Chu noted that while the U.S. is no longer the biggest trading partner for more and more Asian countries as interregional trade in Asia rapidly increases, the “quality” of the U.S. role in the region has not declined.
“The U.S. still provides the major source of market, technology, capital and management skills to Asians,” he said.
“No matter how far Asian integration goes in the future, the U.S. will remain one of the most influential powers in economy, security, politics and culture in East Asia” in the foreseeable future — and neither China, Japan or India will surpass the level of U.S. influence, he noted.
U.S-South Korea FTA
One recent major development in East Asia was the agreement reached in April between the U.S. and South Korea on a bilateral FTA. While the deal awaits congressional approval, it is the first U.S. free-trade accord with a major Asian economy.

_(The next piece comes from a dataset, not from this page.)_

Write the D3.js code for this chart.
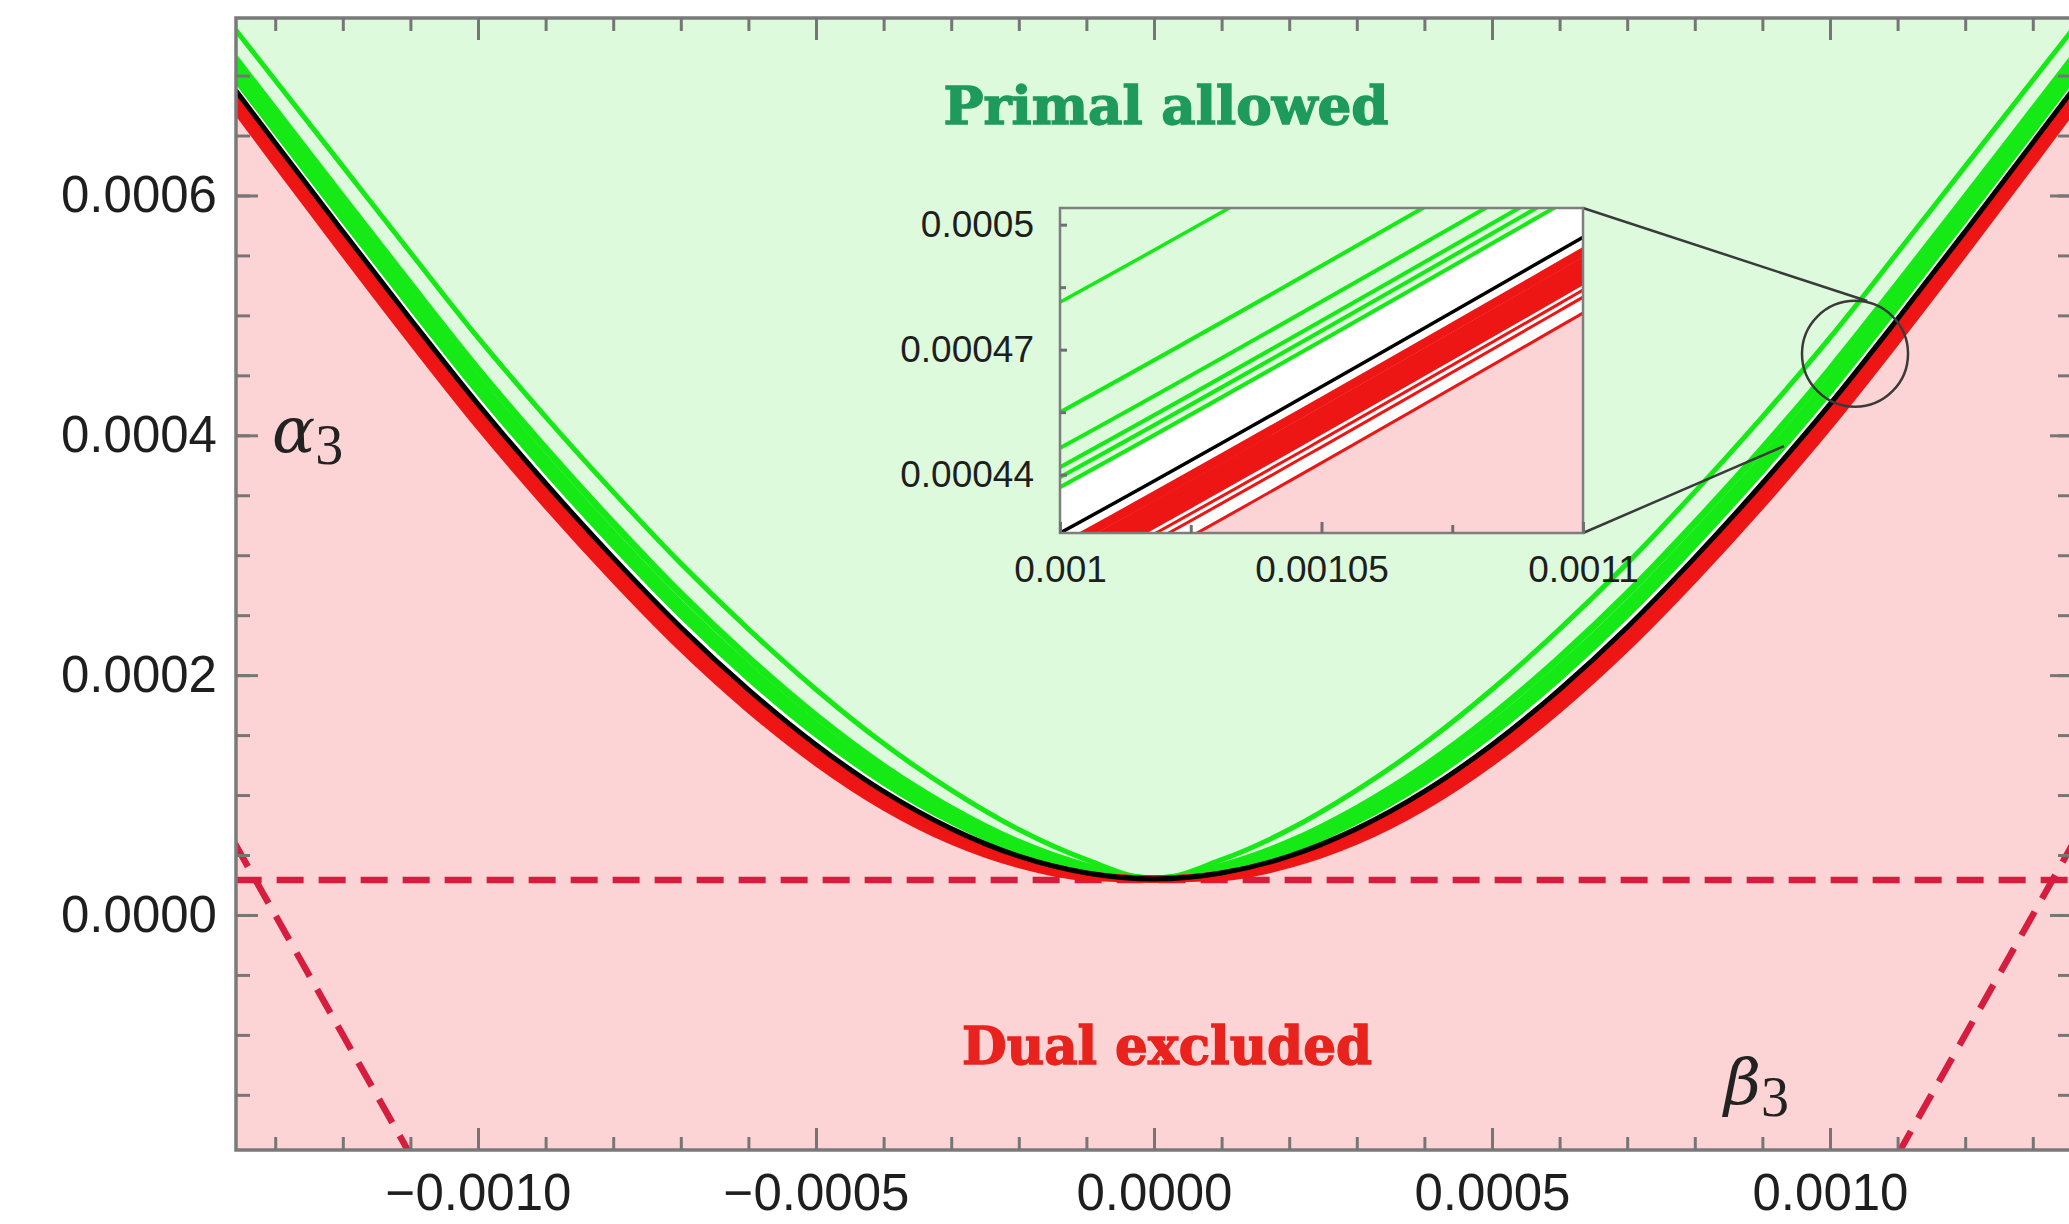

Urata of Waseda University said the Seoul-Washington agreement will have a major impact on developments in FTA deals in East Asia.
Wonhyuk Lim, a fellow at the Korea Development Institute, said the South Korean-U.S. FTA deal was the result of a rather abrupt change in direction of Seoul’s FTA strategy — after FTA talks with Japan that began in 2003 went nowhere, and negotiations with China and ASEAN made little headway.
Earlier studies showed that China would be the most desirable FTA partner for South Korea, given their increasingly close economic ties, Lim said. However, an FTA with China was viewed as politically suicidal, given South Korea’s alliance with the U.S. and its strained ties with Washington over North Korea and the U.S. base issue, he added.
Lim said he was skeptical of the prediction of some observers that the U.S.-South Korea deal would create an FTA domino effect and that it would increase the call for a Japan-U.S. FTA.
Japan will still face the prospect of adjustments in its vulnerable domestic agricultural sector if it is to pursue an FTA with the U.S., he said. Lim also doubted if the trade diversion effect from the Seoul-Washington deal would be so great as to pressure Japan to act because U.S. tariff rates are already low and many Japanese export industries like automobiles produce in the U.S., he added.